Capital Allocation Line

I’ve met this question from Schweser Notes:

The capital allocation line is a straight line from the risk-free asset through the:

A. global maximum-return portfolio

B. optimal risky portfolio

C. global minimum-variance portfolio

The answer given by the Notes is B.

However, let me quote this from the Curriculum: ‘In other words, a combination of the risk-free asset and a risky asset can result in a better risk–return trade-off than an investment in only one type of asset because the risk-free asset has zero correlation with the risky asset. The combination is called the capital allocation line’ . So this means CAL is defined as the combination of a risk-free asset and a risky asset (portfolio).

Therefore, I think C should also be a correct answer.

Am I correct? Can anyone please help me with this?

Thanks a lot.

None of the answers is correct. The author of the question confused the CAL with the CML.

Welcome to the world of third-party prep providers.

So in terms of CML, B should be the correct answer, shouldn’t it?
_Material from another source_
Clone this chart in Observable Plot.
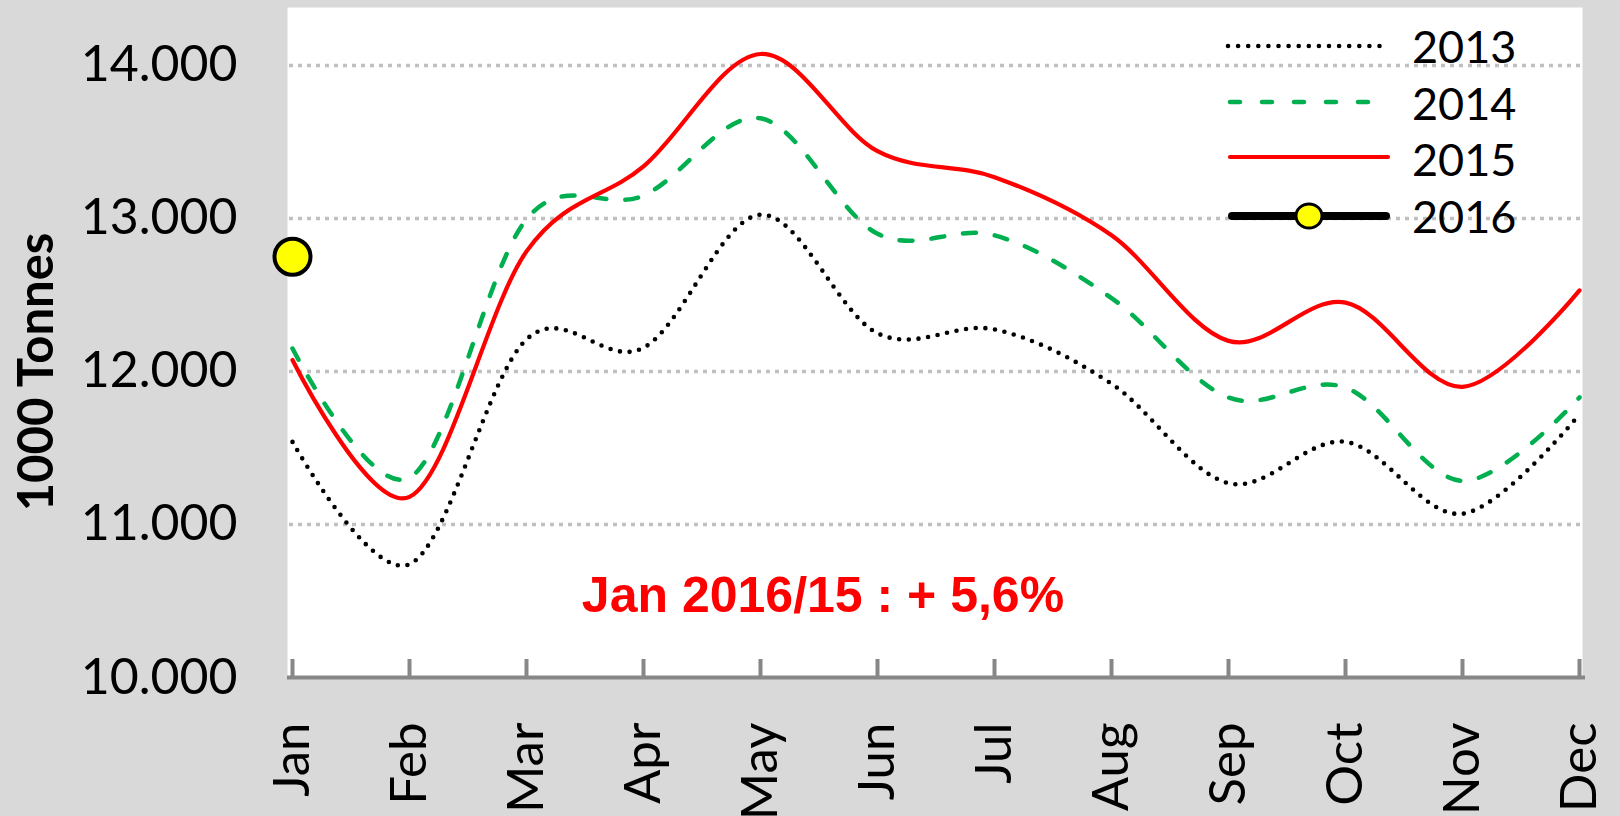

And I agree with you but is it correct to say that the straight lines from the risk-free asset through optimal risky portfolio and through global minimum-variance portfolio are both CAL?

If the question asked about the CML, then B is the correct answer.

Yes.

A straight line through the risk-free asset and _ any _ risky asset is a CAL for that risky asset. But not all CALs go through the global minimum-variance portfolio; only one does.